In the event that we leave the EU without a deal, the mechanisms that we currently use to cooperate with EU Member States on law enforcement and criminal justice matters will cease to be available to us. Broadly speaking, this would mean making more use of alternative channels, including Interpol, Council of Europe Conventions and other forms of cooperation such as bilateral channels. Our contingency plans are largely tried and tested mechanisms, which we already use for cooperating with many non-EU countries, but they are not like-for-like replacements. We are therefore working closely with our operational partners, including the National Crime Agency (NCA) and the National Police Chief’s Council (NPCC) to prepare to operate through these alternatives channels thus ensuring we can continue to work together to protect children in the UK and the EU.
We will also continue to work with European partners through a number of existing initiatives and programmes such as the WePROTECT Global Alliance which brings together the influence, expertise and resources required to transform how online child sexual exploitation is dealt with worldwide.
Law enforcement cooperation with European and other international partners will also continue through the Virtual Global Taskforce, which brings together law enforcement agencies, nongovernment organisations and industry to protect children from online and other forms of transnational child sexual exploitation through innovative, collaborative global law enforcement strategies. Finally, our ratification of the Council of Europe Convention on the Protection of Children against Sexual Exploitation and Sexual Abuse, known as the Lanzarote Convention, will ensure that we can take robust action through greater information sharing and cooperation with 43 other countries.
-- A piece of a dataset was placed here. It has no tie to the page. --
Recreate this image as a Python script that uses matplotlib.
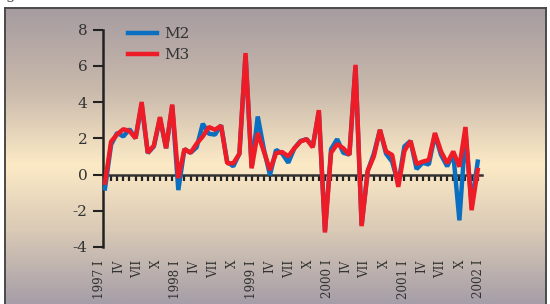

Co-operation on family law matters
In the Political Declaration, the UK and EU have committed to explore options for a new agreement on family law cooperation and other related matters; this will enable us to agree clear rules with the EU for the future to decrease the risk of parallel proceedings and ensure the enforceability of judgements in family cases, including those relating to international parental child abduction.
In the unlikely event that we do not reach a deal with the EU, local authorities would use existing powers under the 1996 Hague protection of Children Convention when dealing with cases connected to EU Member States. The UK is a contracting state in our own right to a number of Hague Conventions on family law, which cover many of the same areas as the Brussels IIa Regulation (and the Maintenance Regulation). In a ‘no deal’ scenario we would therefore repeal those EU rules and switch to the relevant Hague Conventions.
In international parental child abduction cases, our participation in the 1980 Hague Abduction Convention means that most of the measures we currently operate with EU countries will not change. However, in a ‘no deal’ scenario, we would repeal the child abduction override provisions in Brussels IIa. These rules, which in certain circumstances allow an order from a court of an EU Member State to override the order made by the court of another Member State not to return a child, are based on reciprocity and would no longer operate effectively if the UK left the EU without a deal.
Information about these issues is available on gov.uk, including a Technical Notice and a separate document on Family law disputes involving the EU after Exit.
Further, detailed guidance is in preparation, but I would like to take this opportunity to assure you that the justice ministries in England and Wales, Scotland and Northern Ireland have engaged and continue to engage with their courts, family judiciary, court advisory services and administrative authorities on how best to deal with cross-border cases.
Criminal records and staff vetting
There would be no impact on statutory requirements for pre-appointment checks if the UK leaves the EU without a deal. The Department for Education’s statutory guidance, Keeping Children Safe in Education, sets out various mandatory pre-appointment checks that schools and colleges in England must carry out to help determine an individual’s suitability to work with children. In particular, the guidance states that where an individual has lived or worked outside the UK they must undergo the same checks as all other staff in schools or colleges and employers must make any further checks they think appropriate so that any relevant events that occurred outside the UK can be considered.
We are committed to continued close working with Ireland on the issue of child sexual exploitation following the UK’s exit from the EU. We will continue to engage with Ireland bilaterally, at both a policy and law enforcement level, and through multilateral fora, such as the WePROTECT Global Alliance.
I hope this letter reassures you that arrangements are in place to ensure the protection of children as the UK leaves the EU.
I am copying this letter to the Rt. Hon Sajid Javid MP, Home Secretary, Rt. Hon Damian Hinds MP, Education Secretary and Rt. Hon David Gauke MP, Justice Secretary who have responsibility for the policies raised in this letter.